*Provided material*:

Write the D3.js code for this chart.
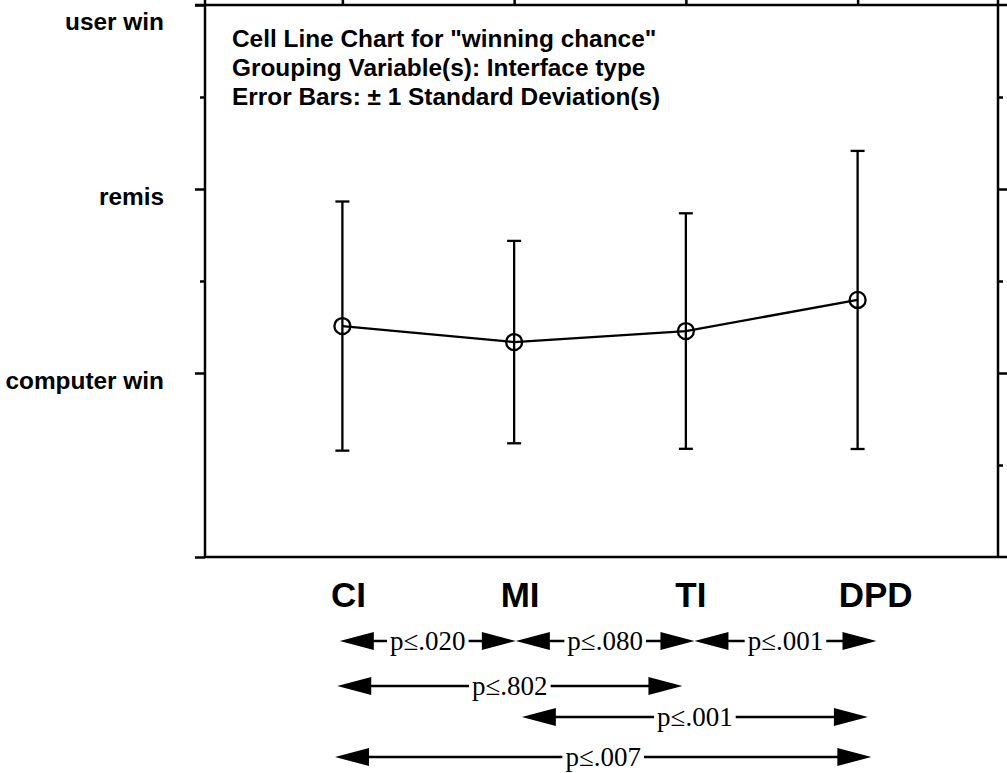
<!DOCTYPE html>
<html>
<head>
<meta charset="utf-8">
<script src="https://cdn.jsdelivr.net/npm/d3@7"></script>
<style>
  body { margin: 0; background: #fff; }
  svg { display: block; }
</style>
</head>
<body>
<script>
// cell means and standard deviations
const categories = ["CI", "MI", "TI", "DPD"];
const means = [1.255, 1.168, 1.228, 1.397];
const sds = [0.677, 0.550, 0.640, 0.810];

// y axis: 1 = computer win, 2 = remis, 3 = user win
const yTickValues = [1, 2, 3];
const yTickLabels = ["computer win", "remis", "user win"];
const leftMinorTicks = [1.5, 2.5];
const rightMinorTicks = [0.5, 1.5, 2.5];

const titleLines = [
  "Cell Line Chart for \"winning chance\"",
  "Grouping Variable(s): Interface type",
  "Error Bars: \u00b1 1 Standard Deviation(s)"
];

// pairwise comparison arrows, ends given in category units (0 = CI ... 3 = DPD)
const pLabels = ["p\u2264.020", "p\u2264.080", "p\u2264.001", "p\u2264.802", "p\u2264.001", "p\u2264.007"];
const arrowFrom = [-0.015, 1.01, 2.05, -0.03, 1.045, -0.043];
const arrowTo = [1.01, 2.05, 3.11, 1.98, 3.06, 3.08];
const arrowRow = [0, 0, 0, 1, 2, 3];

const width = 1007, height = 773;
const plot = { left: 205, right: 998, top: 5, bottom: 557 };
const rowY = [641, 686, 717, 757];
const catLabelDx = { CI: 6, MI: 6, TI: 5, DPD: 18 }; // labels sit a bit right of the points

const svg = d3.select("body")
  .append("svg")
    .attr("width", width)
    .attr("height", height)
    .style("font-family", "'Liberation Sans', Arial, sans-serif");

svg.append("rect").attr("width", width).attr("height", height).attr("fill", "#fff");

const x = d3.scalePoint()
  .domain(categories)
  .range([plot.left, 995])
  .padding(0.8);

const y = d3.scaleLinear()
  .domain([0, 3])
  .range([plot.bottom, plot.top]);

// continuous version of x for the comparison arrows
const xi = d3.scaleLinear()
  .domain([0, categories.length - 1])
  .range([x(categories[0]), x(categories[categories.length - 1])]);

const strokeW = 2.5;

function styleAxis(g) {
  g.select(".domain").remove();
  g.selectAll("line").attr("stroke", "#000").attr("stroke-width", strokeW);
}

// left axis
svg.append("g")
  .attr("transform", `translate(${plot.left},0)`)
  .call(d3.axisLeft(y).tickValues([0].concat(yTickValues)).tickSize(10).tickFormat(""))
  .call(styleAxis);
svg.append("g")
  .attr("transform", `translate(${plot.left},0)`)
  .call(d3.axisLeft(y).tickValues(leftMinorTicks).tickSize(5).tickFormat(""))
  .call(styleAxis);

// right axis
svg.append("g")
  .attr("transform", `translate(${plot.right},0)`)
  .call(d3.axisRight(y).tickValues(yTickValues.slice(0, 2)).tickSize(9).tickFormat(""))
  .call(styleAxis);
svg.append("g")
  .attr("transform", `translate(${plot.right},0)`)
  .call(d3.axisRight(y).tickValues(rightMinorTicks).tickSize(5).tickFormat(""))
  .call(styleAxis);

// top ticks at the categories
svg.append("g")
  .attr("transform", `translate(0,${plot.top})`)
  .call(d3.axisTop(x).tickSize(5).tickFormat(""))
  .call(styleAxis);

// frame
const frame = svg.append("g").attr("stroke", "#000").attr("stroke-width", strokeW);
frame.append("line").attr("x1", plot.left - 10).attr("x2", width).attr("y1", y(3)).attr("y2", y(3));
frame.append("line").attr("x1", plot.left).attr("x2", width).attr("y1", y(0)).attr("y2", y(0));
frame.append("line").attr("x1", plot.left).attr("x2", plot.left).attr("y1", 0).attr("y2", y(0));
frame.append("line").attr("x1", plot.right).attr("x2", plot.right).attr("y1", 0).attr("y2", y(0));

// y tick labels
svg.selectAll(".ylabel")
  .data(yTickValues)
  .join("text")
    .attr("class", "ylabel")
    .attr("x", 164)
    .attr("y", d => Math.max(y(d) + 16, 30))
    .attr("text-anchor", "end")
    .style("font-size", "24.4px")
    .style("font-weight", "bold")
    .text((d, i) => yTickLabels[i]);

// title block
svg.selectAll(".title")
  .data(titleLines)
  .join("text")
    .attr("class", "title")
    .attr("x", 232)
    .attr("y", (d, i) => 47 + i * 29)
    .style("font-size", "24.4px")
    .style("font-weight", "bold")
    .text(d => d);

// category labels
svg.selectAll(".cat")
  .data(categories)
  .join("text")
    .attr("class", "cat")
    .attr("x", d => x(d) + catLabelDx[d])
    .attr("y", 607)
    .attr("text-anchor", "middle")
    .style("font-size", "35px")
    .style("font-weight", "bold")
    .text(d => d);

const cells = categories.map((c, i) => ({ cat: c, mean: means[i], sd: sds[i] }));

// error bars
const eb = svg.selectAll(".errbar")
  .data(cells)
  .join("g")
    .attr("class", "errbar")
    .attr("stroke", "#000")
    .attr("stroke-width", 2.3);
eb.append("line")
  .attr("x1", d => x(d.cat)).attr("x2", d => x(d.cat))
  .attr("y1", d => y(d.mean + d.sd)).attr("y2", d => y(d.mean - d.sd));
eb.append("line")
  .attr("x1", d => x(d.cat) - 7).attr("x2", d => x(d.cat) + 7)
  .attr("y1", d => y(d.mean + d.sd)).attr("y2", d => y(d.mean + d.sd));
eb.append("line")
  .attr("x1", d => x(d.cat) - 7).attr("x2", d => x(d.cat) + 7)
  .attr("y1", d => y(d.mean - d.sd)).attr("y2", d => y(d.mean - d.sd));

// mean line and markers
svg.append("path")
  .datum(cells)
  .attr("fill", "none")
  .attr("stroke", "#000")
  .attr("stroke-width", 2.3)
  .attr("d", d3.line().x(d => x(d.cat)).y(d => y(d.mean)));

svg.selectAll(".marker")
  .data(cells)
  .join("circle")
    .attr("class", "marker")
    .attr("cx", d => x(d.cat))
    .attr("cy", d => y(d.mean))
    .attr("r", 8)
    .attr("fill", "none")
    .attr("stroke", "#000")
    .attr("stroke-width", 2.3);

// comparison arrows
const arrows = pLabels.map((p, i) => ({
  label: p, x1: xi(arrowFrom[i]), x2: xi(arrowTo[i]), y: rowY[arrowRow[i]]
}));
const headLen = 34, headHalf = 9;

const ag = svg.selectAll(".arrow")
  .data(arrows)
  .join("g")
    .attr("class", "arrow");

ag.append("line")
  .attr("x1", d => d.x1 + headLen - 2).attr("x2", d => d.x2 - headLen + 2)
  .attr("y1", d => d.y).attr("y2", d => d.y)
  .attr("stroke", "#000")
  .attr("stroke-width", 2.3);

ag.append("path")
  .attr("fill", "#000")
  .attr("d", d => `M${d.x1},${d.y}L${d.x1 + headLen},${d.y - headHalf}L${d.x1 + headLen},${d.y + headHalf}Z` +
                  `M${d.x2},${d.y}L${d.x2 - headLen},${d.y - headHalf}L${d.x2 - headLen},${d.y + headHalf}Z`);

const pText = ag.append("text")
  .attr("x", d => (d.x1 + d.x2) / 2)
  .attr("y", d => d.y + 9)
  .attr("text-anchor", "middle")
  .style("font-family", "'Liberation Serif', 'Times New Roman', serif")
  .style("font-size", "27px")
  .text(d => d.label);

// white gap behind the p labels
pText.each(function() {
  const b = this.getBBox();
  d3.select(this.parentNode).insert("rect", "text")
    .attr("x", b.x - 3).attr("y", b.y + 4)
    .attr("width", b.width + 6).attr("height", b.height - 8)
    .attr("fill", "#fff");
});
</script>
</body>
</html>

*Task details*:
Copy nothing but the lines from the top of the material through the line holding "const sds = [0.677, 0.550, 0.640, 0.810];", exactly as written; omit pictures.

*Finished task*:
Write the D3.js code for this chart.
<!DOCTYPE html>
<html>
<head>
<meta charset="utf-8">
<script src="https://cdn.jsdelivr.net/npm/d3@7"></script>
<style>
  body { margin: 0; background: #fff; }
  svg { display: block; }
</style>
</head>
<body>
<script>
// cell means and standard deviations
const categories = ["CI", "MI", "TI", "DPD"];
const means = [1.255, 1.168, 1.228, 1.397];
const sds = [0.677, 0.550, 0.640, 0.810];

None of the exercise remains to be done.